_EXERCISE DETAILS_.
Images are not part of the copy; write out the rest of the data exactly as given.

_DATA LINES_.
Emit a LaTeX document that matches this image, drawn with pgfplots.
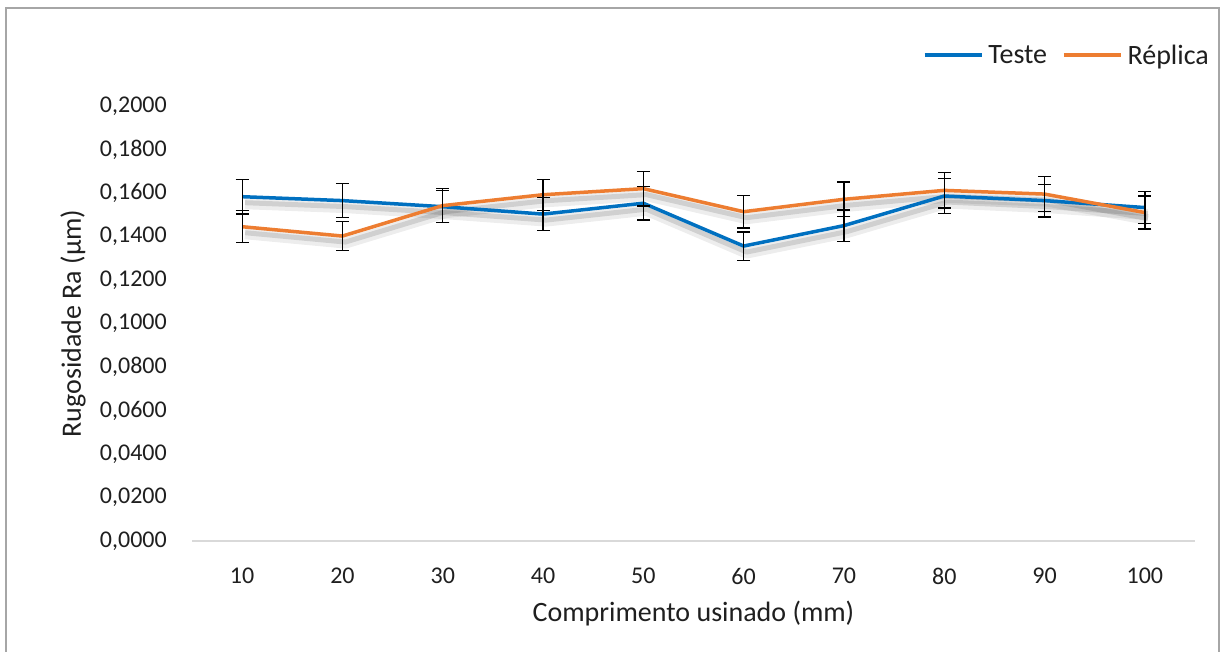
\documentclass[border=0pt]{standalone}
\usepackage{pgfplots}
\pgfplotsset{compat=1.18}
\usepackage{pgfplotstable}
\usepackage{fontspec}
\setmainfont{Carlito}

\definecolor{serieA}{HTML}{0070C0}
\definecolor{serieB}{HTML}{ED7D31}
\definecolor{eixo}{HTML}{D9D9D9}
\definecolor{moldura}{HTML}{A6A6A6}
\definecolor{texto}{HTML}{1F1F1F}

% comprimento usinado, Ra medio e desvio
\pgfplotstableread{
x   y      e
10  0.1583 0.0080
20  0.1565 0.0078
30  0.1537 0.0074
40  0.1503 0.0075
50  0.1553 0.0077
60  0.1356 0.0065
70  0.1450 0.0072
80  0.1586 0.0080
90  0.1565 0.0075
100 0.1533 0.0074
}\teste

\pgfplotstableread{
x   y      e
10  0.1445 0.0073
20  0.1402 0.0067
30  0.1542 0.0078
40  0.1592 0.0071
50  0.1620 0.0080
60  0.1514 0.0075
70  0.1571 0.0080
80  0.1612 0.0081
90  0.1595 0.0080
100 0.1510 0.0076
}\replica

\begin{document}
\begin{tikzpicture}[x=1pt,y=1pt]
\useasboundingbox (0,0) rectangle (1224,652);
\fill[white] (0,0) rectangle (1224,652);
\draw[moldura, line width=1.2pt] (6,-10) -- (6,644) -- (1219,644) -- (1219,-10);
\begin{axis}[
  at={(192pt,111pt)}, anchor=south west,
  scale only axis, width=1003pt, height=435pt,
  xmin=5, xmax=105, ymin=0, ymax=0.2,
  axis x line*=bottom, axis y line*=left,
  x axis line style={eixo, line width=1.5pt, -},
  y axis line style={draw=none},
  tick style={draw=none},
  xtick={10,20,30,40,50,60,70,80,90,100},
  ytick={0,0.02,0.04,0.06,0.08,0.1,0.12,0.14,0.16,0.18,0.2},
  scaled y ticks=false,
  /pgf/number format/assume math mode=true,
  yticklabel style={/pgf/number format/fixed, /pgf/number format/fixed zerofill,
    /pgf/number format/precision=4, /pgf/number format/use comma,
    /pgf/number format/1000 sep={}, xshift=-25pt},
  tick label style={font=\fontsize{24}{28}\selectfont, text=texto, inner sep=0pt},
  xticklabel style={yshift=-27pt},
  xlabel={Comprimento usinado (mm)},
  ylabel={Rugosidade Ra (µm)},
  label style={font=\fontsize{28}{32}\selectfont, text=texto},
  xlabel style={at={(axis description cs:0.5,0)}, anchor=center, yshift=-73pt},
  ylabel style={at={(axis description cs:-0.1186,0.5)}, anchor=center},
  legend style={at={(axis description cs:1.017,1.117)}, anchor=east, draw=none, fill=none,
    font=\fontsize{28}{32}\selectfont, text=texto,
    nodes={inner sep=0pt},
    /tikz/every odd column/.append style={column sep=5pt},
    /tikz/every even column/.append style={column sep=15pt}},
  legend columns=2,
  legend image code/.code={\draw[#1, line width=3.5pt] (0pt,0pt) -- (57pt,0pt);},
  clip=false,
]
% sombras suaves sob as linhas
\addplot[forget plot, black, opacity=0.07, line width=11pt, line join=round, xshift=3pt, yshift=-7pt] table[x=x,y=y] {\teste};
\addplot[forget plot, black, opacity=0.12, line width=5pt, line join=round, xshift=3pt, yshift=-6pt] table[x=x,y=y] {\teste};
\addplot[forget plot, black, opacity=0.07, line width=11pt, line join=round, xshift=3pt, yshift=-7pt] table[x=x,y=y] {\replica};
\addplot[forget plot, black, opacity=0.12, line width=5pt, line join=round, xshift=3pt, yshift=-6pt] table[x=x,y=y] {\replica};

\addplot[serieA, line width=3.5pt, line join=round, no marks,
  error bars/.cd, y dir=both, y explicit,
  error bar style={black, line width=1.3pt},
  error mark options={black, rotate=90, mark size=6.5pt, line width=1.3pt}]
  table[x=x, y=y, y error=e] {\teste};
\addlegendentry{Teste}

\addplot[serieB, line width=3.5pt, line join=round, no marks,
  error bars/.cd, y dir=both, y explicit,
  error bar style={black, line width=1.3pt},
  error mark options={black, rotate=90, mark size=6.5pt, line width=1.3pt}]
  table[x=x, y=y, y error=e] {\replica};
\addlegendentry{Réplica}
\end{axis}
\end{tikzpicture}
\end{document}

_FULL SOLUTION_.
Emit a LaTeX document that matches this image, drawn with pgfplots.
\documentclass[border=0pt]{standalone}
\usepackage{pgfplots}
\pgfplotsset{compat=1.18}
\usepackage{pgfplotstable}
\usepackage{fontspec}
\setmainfont{Carlito}

\definecolor{serieA}{HTML}{0070C0}
\definecolor{serieB}{HTML}{ED7D31}
\definecolor{eixo}{HTML}{D9D9D9}
\definecolor{moldura}{HTML}{A6A6A6}
\definecolor{texto}{HTML}{1F1F1F}

% comprimento usinado, Ra medio e desvio
\pgfplotstableread{
x   y      e
10  0.1583 0.0080
20  0.1565 0.0078
30  0.1537 0.0074
40  0.1503 0.0075
50  0.1553 0.0077
60  0.1356 0.0065
70  0.1450 0.0072
80  0.1586 0.0080
90  0.1565 0.0075
100 0.1533 0.0074
}\teste

\pgfplotstableread{
x   y      e
10  0.1445 0.0073
20  0.1402 0.0067
30  0.1542 0.0078
40  0.1592 0.0071
50  0.1620 0.0080
60  0.1514 0.0075
70  0.1571 0.0080
80  0.1612 0.0081
90  0.1595 0.0080
100 0.1510 0.0076
}\replica

\begin{document}
\begin{tikzpicture}[x=1pt,y=1pt]
\useasboundingbox (0,0) rectangle (1224,652);
\fill[white] (0,0) rectangle (1224,652);
\draw[moldura, line width=1.2pt] (6,-10) -- (6,644) -- (1219,644) -- (1219,-10);
\begin{axis}[
  at={(192pt,111pt)}, anchor=south west,
  scale only axis, width=1003pt, height=435pt,
  xmin=5, xmax=105, ymin=0, ymax=0.2,
  axis x line*=bottom, axis y line*=left,
  x axis line style={eixo, line width=1.5pt, -},
  y axis line style={draw=none},
  tick style={draw=none},
  xtick={10,20,30,40,50,60,70,80,90,100},
  ytick={0,0.02,0.04,0.06,0.08,0.1,0.12,0.14,0.16,0.18,0.2},
  scaled y ticks=false,
  /pgf/number format/assume math mode=true,
  yticklabel style={/pgf/number format/fixed, /pgf/number format/fixed zerofill,
    /pgf/number format/precision=4, /pgf/number format/use comma,
    /pgf/number format/1000 sep={}, xshift=-25pt},
  tick label style={font=\fontsize{24}{28}\selectfont, text=texto, inner sep=0pt},
  xticklabel style={yshift=-27pt},
  xlabel={Comprimento usinado (mm)},
  ylabel={Rugosidade Ra (µm)},
  label style={font=\fontsize{28}{32}\selectfont, text=texto},
  xlabel style={at={(axis description cs:0.5,0)}, anchor=center, yshift=-73pt},
  ylabel style={at={(axis description cs:-0.1186,0.5)}, anchor=center},
  legend style={at={(axis description cs:1.017,1.117)}, anchor=east, draw=none, fill=none,
    font=\fontsize{28}{32}\selectfont, text=texto,
    nodes={inner sep=0pt},
    /tikz/every odd column/.append style={column sep=5pt},
    /tikz/every even column/.append style={column sep=15pt}},
  legend columns=2,
  legend image code/.code={\draw[#1, line width=3.5pt] (0pt,0pt) -- (57pt,0pt);},
  clip=false,
]
% sombras suaves sob as linhas
\addplot[forget plot, black, opacity=0.07, line width=11pt, line join=round, xshift=3pt, yshift=-7pt] table[x=x,y=y] {\teste};
\addplot[forget plot, black, opacity=0.12, line width=5pt, line join=round, xshift=3pt, yshift=-6pt] table[x=x,y=y] {\teste};
\addplot[forget plot, black, opacity=0.07, line width=11pt, line join=round, xshift=3pt, yshift=-7pt] table[x=x,y=y] {\replica};
\addplot[forget plot, black, opacity=0.12, line width=5pt, line join=round, xshift=3pt, yshift=-6pt] table[x=x,y=y] {\replica};

\addplot[serieA, line width=3.5pt, line join=round, no marks,
  error bars/.cd, y dir=both, y explicit,
  error bar style={black, line width=1.3pt},
  error mark options={black, rotate=90, mark size=6.5pt, line width=1.3pt}]
  table[x=x, y=y, y error=e] {\teste};
\addlegendentry{Teste}

\addplot[serieB, line width=3.5pt, line join=round, no marks,
  error bars/.cd, y dir=both, y explicit,
  error bar style={black, line width=1.3pt},
  error mark options={black, rotate=90, mark size=6.5pt, line width=1.3pt}]
  table[x=x, y=y, y error=e] {\replica};
\addlegendentry{Réplica}
\end{axis}
\end{tikzpicture}
\end{document}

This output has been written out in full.